Having navigated multiple market cycles since its inception in 1999, Eminence Capital’s recent track record—characterized by returns that lagged both benchmark indices and peer‑group averages for several consecutive quarters—appears to have triggered a threshold beyond which the firm’s leadership concluded that continuation would contravene fiduciary duties, despite the existence of capital reserves that could have funded a gradual wind‑down or a search for merger opportunities. Nevertheless, the firm’s choice to return cash in a single decisive gesture rather than exploring alternative remedies such as fee adjustments, side‑pocket restructuring, or the appointment of an external turnaround specialist reveals an apparent reluctance to engage with the complex, albeit customary, processes that seasoned hedge funds typically employ when confronting performance pressures.

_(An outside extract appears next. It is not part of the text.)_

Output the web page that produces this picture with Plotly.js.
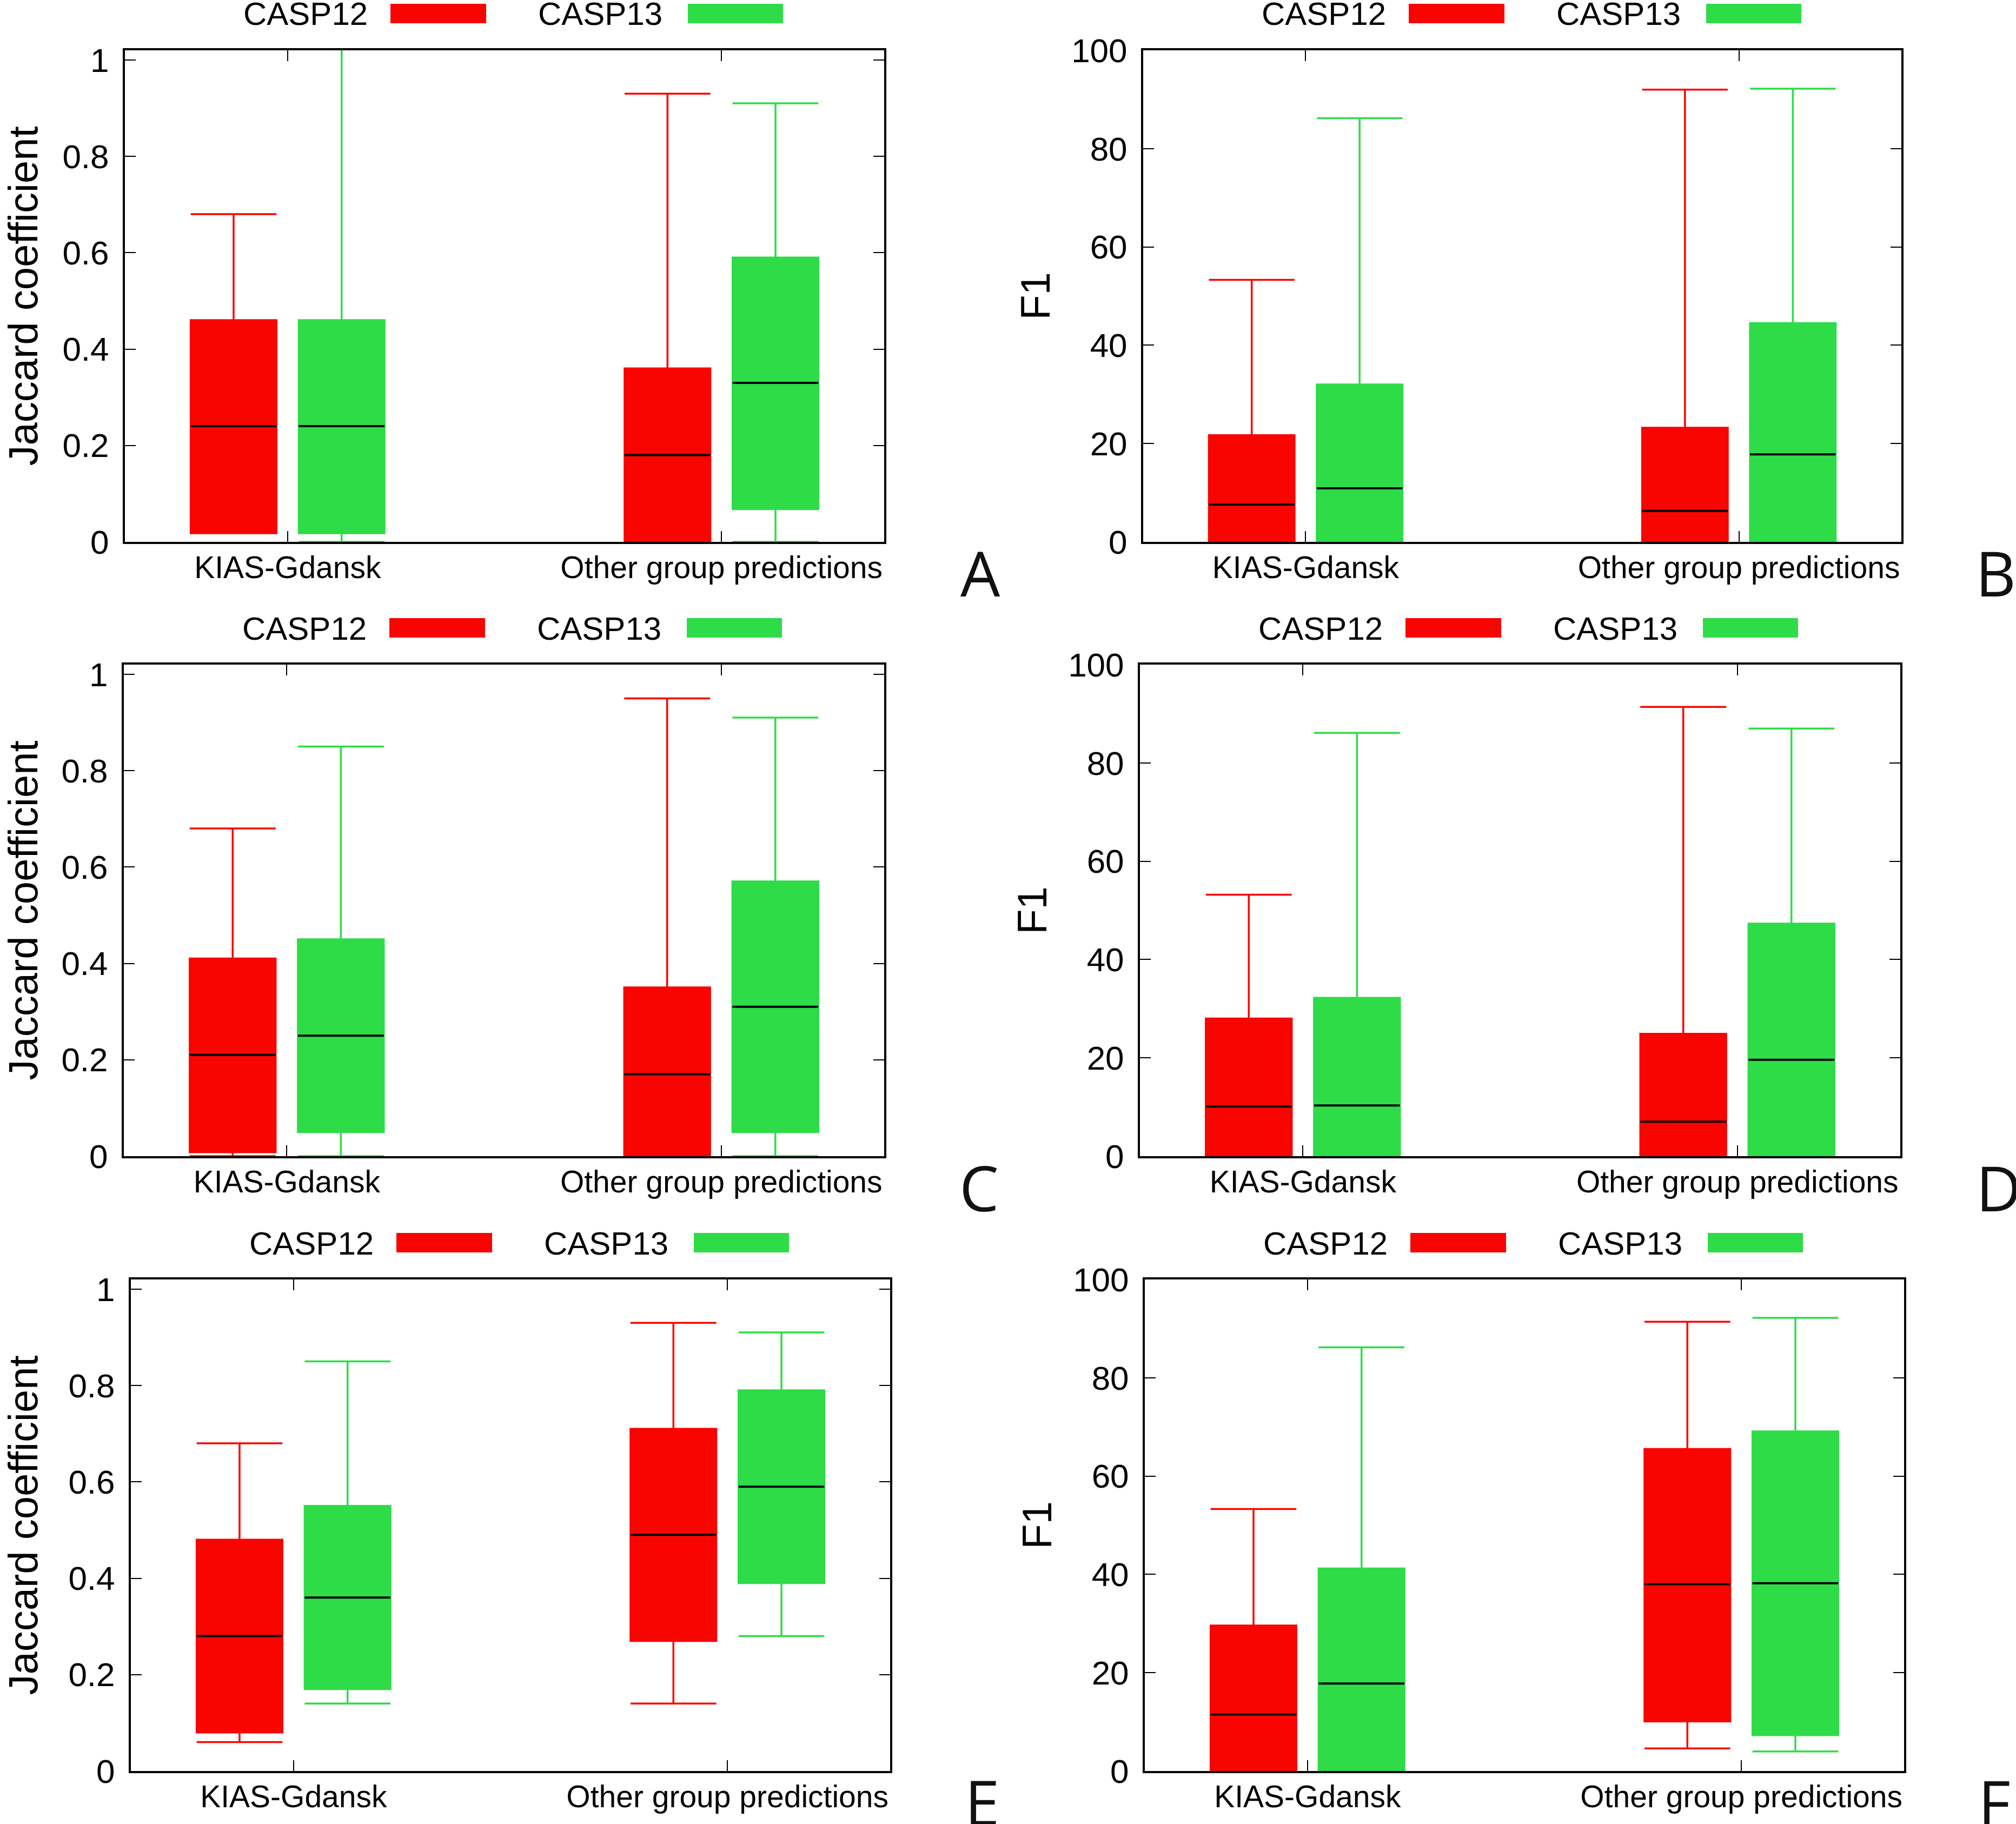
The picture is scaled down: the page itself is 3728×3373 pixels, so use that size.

In the broader context of an industry where asset managers routinely endure prolonged periods of sub‑par performance before implementing remedial measures, the rapid closure of a firm with a near‑three‑decade legacy may be interpreted as an indicator of a governance framework that lacks robust contingency planning and undervalues the long‑term relationships cultivated with institutional investors. Moreover, the absence of a publicly disclosed succession strategy or an articulated plan for redeploying the returned capital within the market suggests a procedural opacity that, while legally permissible, runs counter to the heightened transparency expectations increasingly demanded by a regulatorily vigilant financial ecosystem.
Consequently, the Eminence Capital episode serves as a modest yet telling illustration of how the convergence of performance‑driven incentives, limited risk‑sharing mechanisms, and an apparent preference for clean exits can expose structural vulnerabilities within hedge‑fund governance that may, in aggregate, erode investor confidence in an asset class that purports to offer sophisticated risk management.